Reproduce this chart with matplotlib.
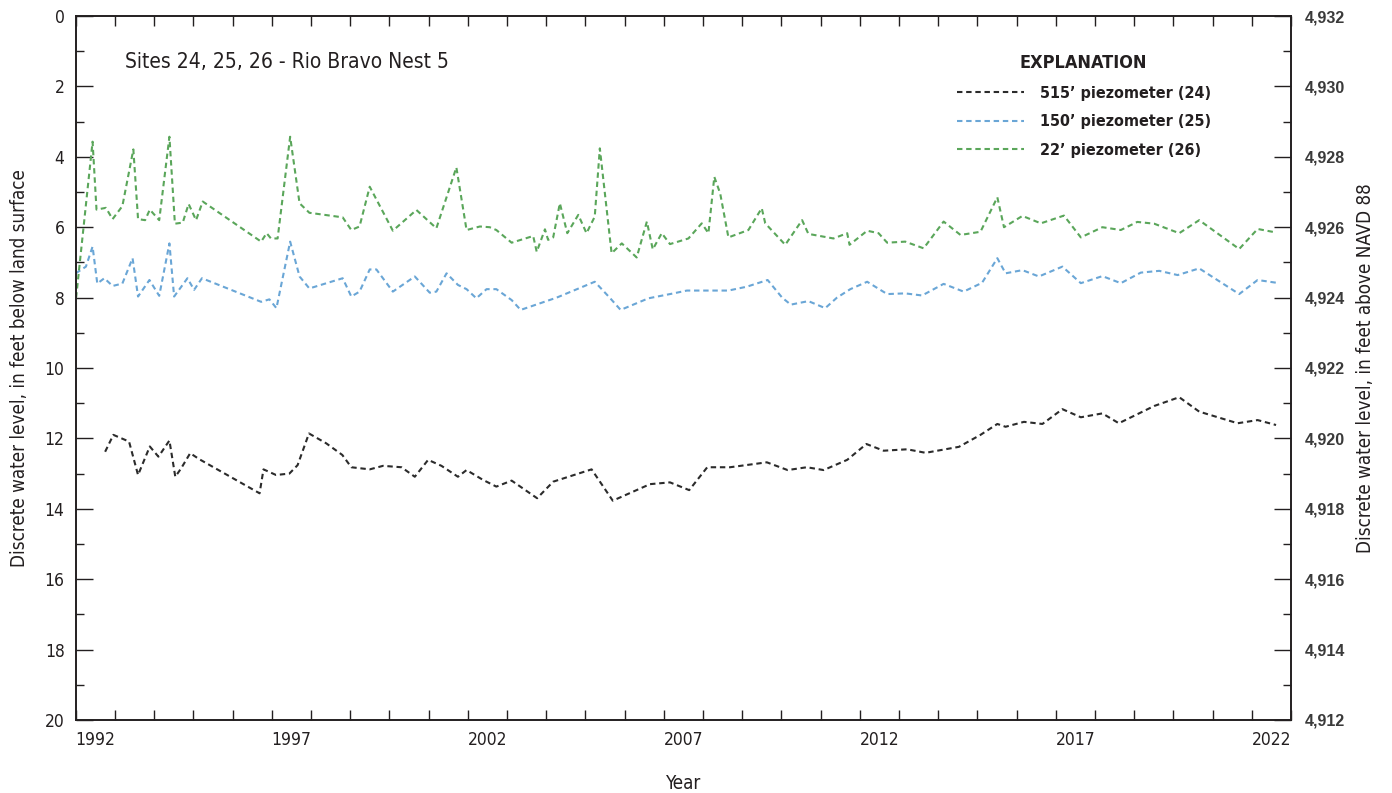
import matplotlib.pyplot as plt
from matplotlib import font_manager
from matplotlib.ticker import MultipleLocator, FixedLocator, FuncFormatter

# 515' piezometer (24)
years_24 = [1992.75, 1992.96, 1993.36, 1993.59, 1993.89, 1994.11, 1994.39, 1994.54, 1994.69, 1994.92,
            1995.15, 1996.69, 1996.79, 1997.11, 1997.45, 1997.66, 1997.95, 1998.39, 1998.80, 1999.03,
            1999.50, 1999.84, 2000.31, 2000.65, 2000.99, 2001.33, 2001.75, 2001.97, 2002.39, 2002.73,
            2003.12, 2003.77, 2004.18, 2005.16, 2005.70, 2006.65, 2007.16, 2007.65, 2008.11, 2008.69,
            2009.63, 2010.16, 2010.65, 2011.08, 2011.68, 2012.17, 2012.61, 2013.21, 2013.68, 2014.53,
            2015.08, 2015.51, 2015.72, 2016.19, 2016.66, 2017.17, 2017.64, 2018.19, 2018.61, 2019.51,
            2020.15, 2020.66, 2021.64, 2022.15, 2022.62]
depth_24 = [12.38, 11.90, 12.09, 13.04, 12.23, 12.52, 12.06, 13.09, 12.85, 12.42,
            12.59, 13.56, 12.88, 13.04, 13.00, 12.76, 11.86, 12.14, 12.47, 12.82,
            12.88, 12.78, 12.82, 13.09, 12.61, 12.78, 13.09, 12.90, 13.18, 13.37,
            13.20, 13.70, 13.23, 12.88, 13.77, 13.30, 13.25, 13.47, 12.82, 12.82,
            12.68, 12.90, 12.82, 12.90, 12.61, 12.16, 12.35, 12.31, 12.41, 12.24,
            11.90, 11.59, 11.67, 11.53, 11.59, 11.17, 11.40, 11.29, 11.57, 11.08,
            10.83, 11.24, 11.57, 11.48, 11.62]

# 150' piezometer (25)
years_25 = [1992.00, 1992.26, 1992.43, 1992.55, 1992.73, 1992.94, 1993.19, 1993.45, 1993.59, 1993.88,
            1994.13, 1994.39, 1994.51, 1994.85, 1995.02, 1995.22, 1996.73, 1996.94, 1997.12, 1997.47,
            1997.71, 1997.96, 1998.81, 1999.03, 1999.24, 1999.50, 1999.67, 2000.09, 2000.65, 2001.03,
            2001.20, 2001.46, 2001.75, 2001.97, 2002.22, 2002.48, 2002.73, 2003.12, 2003.35, 2004.27,
            2005.24, 2005.62, 2005.90, 2006.61, 2007.25, 2007.59, 2008.65, 2009.12, 2009.65, 2010.02,
            2010.24, 2010.69, 2011.12, 2011.42, 2011.76, 2012.19, 2012.70, 2013.16, 2013.59, 2014.14,
            2014.65, 2015.12, 2015.51, 2015.72, 2016.15, 2016.57, 2017.17, 2017.64, 2018.19, 2018.66,
            2019.17, 2019.64, 2020.11, 2020.66, 2021.68, 2022.15, 2022.70]
depth_25 = [7.31, 7.12, 6.55, 7.60, 7.45, 7.67, 7.60, 6.88, 7.97, 7.50,
            7.95, 6.46, 7.97, 7.45, 7.78, 7.45, 8.12, 8.05, 8.30, 6.41,
            7.40, 7.74, 7.45, 7.97, 7.83, 7.20, 7.20, 7.83, 7.40, 7.86,
            7.83, 7.31, 7.64, 7.76, 8.02, 7.76, 7.76, 8.07, 8.35, 8.00,
            7.55, 8.00, 8.35, 8.02, 7.88, 7.80, 7.80, 7.69, 7.50, 8.00,
            8.20, 8.10, 8.30, 8.00, 7.76, 7.55, 7.90, 7.88, 7.94, 7.61,
            7.83, 7.58, 6.88, 7.31, 7.22, 7.40, 7.12, 7.59, 7.39, 7.59,
            7.29, 7.24, 7.36, 7.17, 7.90, 7.50, 7.59]

# 22' piezometer (26)
years_26 = [1992.01, 1992.43, 1992.53, 1992.77, 1992.94, 1993.19, 1993.47, 1993.59, 1993.77, 1993.89,
            1994.13, 1994.39, 1994.53, 1994.73, 1994.88, 1995.07, 1995.24, 1996.73, 1996.87, 1996.98,
            1997.15, 1997.47, 1997.71, 1997.96, 1998.81, 1999.03, 1999.24, 1999.50, 2000.09, 2000.69,
            2001.20, 2001.71, 2001.97, 2002.31, 2002.56, 2002.73, 2003.12, 2003.67, 2003.76, 2003.97,
            2004.05, 2004.18, 2004.35, 2004.54, 2004.82, 2005.03, 2005.24, 2005.37, 2005.67, 2005.93,
            2006.31, 2006.57, 2006.72, 2006.95, 2007.16, 2007.63, 2007.97, 2008.14, 2008.29, 2008.44,
            2008.65, 2009.16, 2009.50, 2009.59, 2010.10, 2010.53, 2010.69, 2011.33, 2011.68, 2011.74,
            2012.19, 2012.48, 2012.70, 2013.16, 2013.63, 2014.14, 2014.57, 2015.08, 2015.51, 2015.68,
            2016.15, 2016.62, 2017.21, 2017.64, 2018.19, 2018.66, 2019.08, 2019.51, 2020.15, 2020.66,
            2021.68, 2022.15, 2022.62]
depth_26 = [8.00, 3.57, 5.50, 5.45, 5.77, 5.40, 3.79, 5.77, 5.80, 5.50,
            5.80, 3.43, 5.90, 5.87, 5.34, 5.80, 5.27, 6.41, 6.17, 6.32,
            6.32, 3.43, 5.32, 5.59, 5.72, 6.08, 5.98, 4.85, 6.10, 5.51,
            6.03, 4.30, 6.08, 5.98, 6.00, 6.08, 6.44, 6.25, 6.70, 6.06,
            6.36, 6.29, 5.32, 6.17, 5.65, 6.17, 5.70, 3.76, 6.74, 6.46,
            6.86, 5.84, 6.63, 6.17, 6.48, 6.32, 5.89, 6.17, 4.57, 5.04,
            6.29, 6.08, 5.46, 5.89, 6.50, 5.80, 6.19, 6.32, 6.17, 6.50,
            6.10, 6.17, 6.44, 6.41, 6.60, 5.84, 6.22, 6.13, 5.15, 6.00,
            5.68, 5.89, 5.67, 6.29, 6.00, 6.08, 5.85, 5.90, 6.17, 5.80,
            6.62, 6.05, 6.15]

year_labels = [1992, 1997, 2002, 2007, 2012, 2017, 2022]
land_surface = 4932

# pick a narrow face if one is installed, else condensed DejaVu
names = {f.name for f in font_manager.fontManager.ttflist}
if 'Liberation Sans Narrow' in names:
    FONT = ['Liberation Sans Narrow', 'DejaVu Sans']
    plt.rcParams['font.family'] = FONT
else:
    FONT = ['DejaVu Sans']
    plt.rcParams['font.family'] = FONT
    plt.rcParams['font.stretch'] = 'condensed'
ink = '#231f20'

fig = plt.figure(figsize=(13.92, 7.93), dpi=100)
ax = fig.add_axes([0.0544, 0.0921, 0.8730, 0.8877])

dash = (0, (2.6, 1.8))
ax.plot(years_24, depth_24, color='#2b2b2b', lw=1.5, linestyle=dash, label='515\u2019 piezometer (24)')
ax.plot(years_25, depth_25, color='#6aa6d6', lw=1.5, linestyle=dash, label='150\u2019 piezometer (25)')
ax.plot(years_26, depth_26, color='#5aa65a', lw=1.5, linestyle=dash, label='22\u2019 piezometer (26)')

ax.set_xlim(1992, 2023)
ax.set_ylim(20, 0)

ax.xaxis.set_major_locator(MultipleLocator(1))
ax.xaxis.set_major_formatter(FuncFormatter(lambda v, p: ''))
ax.xaxis.set_minor_locator(FixedLocator([y + 0.5 for y in year_labels]))
ax.xaxis.set_minor_formatter(FuncFormatter(lambda v, p: f'{int(v)}'))
ax.tick_params(axis='x', which='major', direction='in', length=7, width=1, color=ink, top=True)
ax.tick_params(axis='x', which='minor', length=0, pad=8, labelsize=12.5, labelcolor=ink)

ax.yaxis.set_major_locator(MultipleLocator(2))
ax.yaxis.set_minor_locator(MultipleLocator(1))
ax.tick_params(axis='y', which='major', direction='in', length=12, width=1, color=ink,
               labelsize=12.5, labelcolor=ink, pad=8)
ax.tick_params(axis='y', which='minor', direction='in', length=6, width=1, color=ink)

for s in ax.spines.values():
    s.set_color(ink)
    s.set_linewidth(1.2)

ax.set_ylabel('Discrete water level, in feet below land surface', fontsize=13.5, color=ink, labelpad=11)
ax.set_xlabel('Year', fontsize=13.5, color=ink, labelpad=18)

ax2 = ax.twinx()
ax2.set_ylim(land_surface - 20, land_surface)
ax2.yaxis.set_major_locator(MultipleLocator(2))
ax2.yaxis.set_minor_locator(MultipleLocator(1))
ax2.yaxis.set_major_formatter(FuncFormatter(lambda v, p: f'{int(v):,}'))
ax2.tick_params(axis='y', which='major', direction='in', length=12, width=1, color=ink, pad=10)
ax2.tick_params(axis='y', which='minor', direction='in', length=6, width=1, color=ink)
for lab in ax2.get_yticklabels():
    lab.set_family(['Liberation Sans', 'DejaVu Sans'])
    lab.set_stretch('normal')
    lab.set_fontsize(11.5)
    lab.set_fontweight('bold')
    lab.set_color('#3a3a3a')
ax2.set_ylabel('Discrete water level, in feet above NAVD 88', fontsize=13.5, color=ink, labelpad=8)
for s in ax2.spines.values():
    s.set_color(ink)
    s.set_linewidth(1.2)

ax.text(1993.25, 1.32, 'Sites 24, 25, 26 - Rio Bravo Nest 5', fontsize=15, color=ink, va='center')

leg = ax.legend(loc='upper left', bbox_to_anchor=(0.713, 0.966), frameon=False,
                title='EXPLANATION', handlelength=4.2, handletextpad=1.0,
                labelspacing=0.85, prop={'family': FONT, 'weight': 'bold', 'size': 11.5})
leg.get_title().set_fontweight('bold')
leg.get_title().set_fontsize(13)
leg.get_title().set_color(ink)
for t in leg.get_texts():
    t.set_color(ink)

fig.savefig('out.png', dpi=100)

### What is needed
Repeat only the lines from the beginning of the material through the line containing "from matplotlib.ticker import", both ends kept, leaving pictures out.

### Exercise response
Reproduce this chart with matplotlib.
import matplotlib.pyplot as plt
from matplotlib import font_manager
from matplotlib.ticker import MultipleLocator, FixedLocator, FuncFormatter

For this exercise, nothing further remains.